**Do this**.
Write the data out again, character for character, with no images.
━━ Data excerpt ━━
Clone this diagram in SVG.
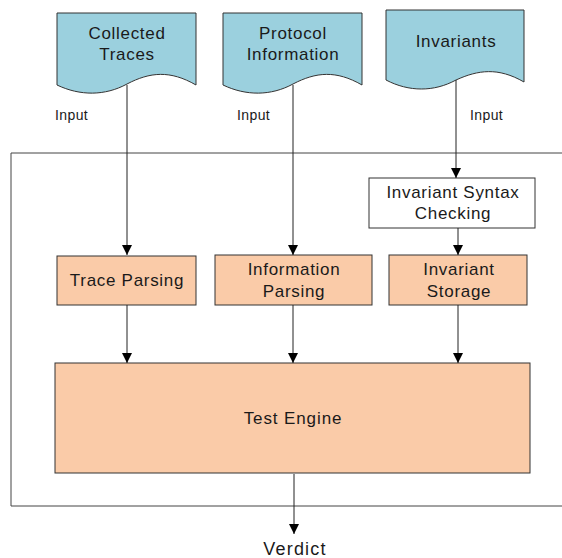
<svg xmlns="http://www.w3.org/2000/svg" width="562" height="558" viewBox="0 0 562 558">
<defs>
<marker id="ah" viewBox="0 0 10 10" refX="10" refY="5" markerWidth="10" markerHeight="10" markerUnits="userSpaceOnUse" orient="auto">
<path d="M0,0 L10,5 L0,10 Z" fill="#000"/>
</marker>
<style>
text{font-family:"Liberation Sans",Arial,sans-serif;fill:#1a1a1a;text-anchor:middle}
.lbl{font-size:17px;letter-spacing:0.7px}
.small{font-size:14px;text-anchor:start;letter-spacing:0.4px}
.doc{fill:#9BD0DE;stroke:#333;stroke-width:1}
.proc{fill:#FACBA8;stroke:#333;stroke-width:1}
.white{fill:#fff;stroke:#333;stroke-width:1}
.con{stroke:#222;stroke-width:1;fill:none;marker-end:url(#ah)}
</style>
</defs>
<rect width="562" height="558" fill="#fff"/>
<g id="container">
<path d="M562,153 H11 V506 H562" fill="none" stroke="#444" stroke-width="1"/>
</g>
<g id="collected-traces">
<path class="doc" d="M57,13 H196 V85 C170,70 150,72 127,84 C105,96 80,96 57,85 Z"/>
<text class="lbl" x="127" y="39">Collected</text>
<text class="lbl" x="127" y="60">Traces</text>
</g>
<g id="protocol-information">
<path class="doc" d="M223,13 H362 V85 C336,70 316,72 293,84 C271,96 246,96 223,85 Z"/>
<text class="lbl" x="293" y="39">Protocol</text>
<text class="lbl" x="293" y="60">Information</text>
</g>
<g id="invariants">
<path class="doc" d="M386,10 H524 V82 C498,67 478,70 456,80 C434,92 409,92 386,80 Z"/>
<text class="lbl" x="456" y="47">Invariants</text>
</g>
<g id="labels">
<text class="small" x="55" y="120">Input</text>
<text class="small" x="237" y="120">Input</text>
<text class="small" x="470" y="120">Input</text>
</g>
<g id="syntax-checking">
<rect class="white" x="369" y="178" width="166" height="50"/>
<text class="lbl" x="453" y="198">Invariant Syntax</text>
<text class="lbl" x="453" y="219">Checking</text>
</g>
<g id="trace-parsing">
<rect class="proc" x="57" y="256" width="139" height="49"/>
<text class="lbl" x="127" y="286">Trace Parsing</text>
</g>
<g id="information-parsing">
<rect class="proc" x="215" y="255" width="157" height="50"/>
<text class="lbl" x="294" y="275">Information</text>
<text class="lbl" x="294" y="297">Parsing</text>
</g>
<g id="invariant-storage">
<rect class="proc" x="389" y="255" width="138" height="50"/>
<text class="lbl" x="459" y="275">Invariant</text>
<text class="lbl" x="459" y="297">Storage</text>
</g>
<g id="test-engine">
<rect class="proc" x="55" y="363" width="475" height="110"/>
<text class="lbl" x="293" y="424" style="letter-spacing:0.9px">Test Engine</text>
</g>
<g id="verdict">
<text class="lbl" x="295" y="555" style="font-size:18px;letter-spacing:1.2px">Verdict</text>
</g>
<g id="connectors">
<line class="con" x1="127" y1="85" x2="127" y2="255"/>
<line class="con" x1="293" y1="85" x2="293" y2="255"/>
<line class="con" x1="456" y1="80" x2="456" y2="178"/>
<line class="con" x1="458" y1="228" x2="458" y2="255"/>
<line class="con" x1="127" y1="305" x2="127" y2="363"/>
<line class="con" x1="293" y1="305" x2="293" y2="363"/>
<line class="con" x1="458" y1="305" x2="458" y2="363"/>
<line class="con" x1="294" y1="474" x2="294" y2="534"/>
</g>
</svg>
━━━
**Written answer**.
Clone this diagram in SVG.
<svg xmlns="http://www.w3.org/2000/svg" width="562" height="558" viewBox="0 0 562 558">
<defs>
<marker id="ah" viewBox="0 0 10 10" refX="10" refY="5" markerWidth="10" markerHeight="10" markerUnits="userSpaceOnUse" orient="auto">
<path d="M0,0 L10,5 L0,10 Z" fill="#000"/>
</marker>
<style>
text{font-family:"Liberation Sans",Arial,sans-serif;fill:#1a1a1a;text-anchor:middle}
.lbl{font-size:17px;letter-spacing:0.7px}
.small{font-size:14px;text-anchor:start;letter-spacing:0.4px}
.doc{fill:#9BD0DE;stroke:#333;stroke-width:1}
.proc{fill:#FACBA8;stroke:#333;stroke-width:1}
.white{fill:#fff;stroke:#333;stroke-width:1}
.con{stroke:#222;stroke-width:1;fill:none;marker-end:url(#ah)}
</style>
</defs>
<rect width="562" height="558" fill="#fff"/>
<g id="container">
<path d="M562,153 H11 V506 H562" fill="none" stroke="#444" stroke-width="1"/>
</g>
<g id="collected-traces">
<path class="doc" d="M57,13 H196 V85 C170,70 150,72 127,84 C105,96 80,96 57,85 Z"/>
<text class="lbl" x="127" y="39">Collected</text>
<text class="lbl" x="127" y="60">Traces</text>
</g>
<g id="protocol-information">
<path class="doc" d="M223,13 H362 V85 C336,70 316,72 293,84 C271,96 246,96 223,85 Z"/>
<text class="lbl" x="293" y="39">Protocol</text>
<text class="lbl" x="293" y="60">Information</text>
</g>
<g id="invariants">
<path class="doc" d="M386,10 H524 V82 C498,67 478,70 456,80 C434,92 409,92 386,80 Z"/>
<text class="lbl" x="456" y="47">Invariants</text>
</g>
<g id="labels">
<text class="small" x="55" y="120">Input</text>
<text class="small" x="237" y="120">Input</text>
<text class="small" x="470" y="120">Input</text>
</g>
<g id="syntax-checking">
<rect class="white" x="369" y="178" width="166" height="50"/>
<text class="lbl" x="453" y="198">Invariant Syntax</text>
<text class="lbl" x="453" y="219">Checking</text>
</g>
<g id="trace-parsing">
<rect class="proc" x="57" y="256" width="139" height="49"/>
<text class="lbl" x="127" y="286">Trace Parsing</text>
</g>
<g id="information-parsing">
<rect class="proc" x="215" y="255" width="157" height="50"/>
<text class="lbl" x="294" y="275">Information</text>
<text class="lbl" x="294" y="297">Parsing</text>
</g>
<g id="invariant-storage">
<rect class="proc" x="389" y="255" width="138" height="50"/>
<text class="lbl" x="459" y="275">Invariant</text>
<text class="lbl" x="459" y="297">Storage</text>
</g>
<g id="test-engine">
<rect class="proc" x="55" y="363" width="475" height="110"/>
<text class="lbl" x="293" y="424" style="letter-spacing:0.9px">Test Engine</text>
</g>
<g id="verdict">
<text class="lbl" x="295" y="555" style="font-size:18px;letter-spacing:1.2px">Verdict</text>
</g>
<g id="connectors">
<line class="con" x1="127" y1="85" x2="127" y2="255"/>
<line class="con" x1="293" y1="85" x2="293" y2="255"/>
<line class="con" x1="456" y1="80" x2="456" y2="178"/>
<line class="con" x1="458" y1="228" x2="458" y2="255"/>
<line class="con" x1="127" y1="305" x2="127" y2="363"/>
<line class="con" x1="293" y1="305" x2="293" y2="363"/>
<line class="con" x1="458" y1="305" x2="458" y2="363"/>
<line class="con" x1="294" y1="474" x2="294" y2="534"/>
</g>
</svg>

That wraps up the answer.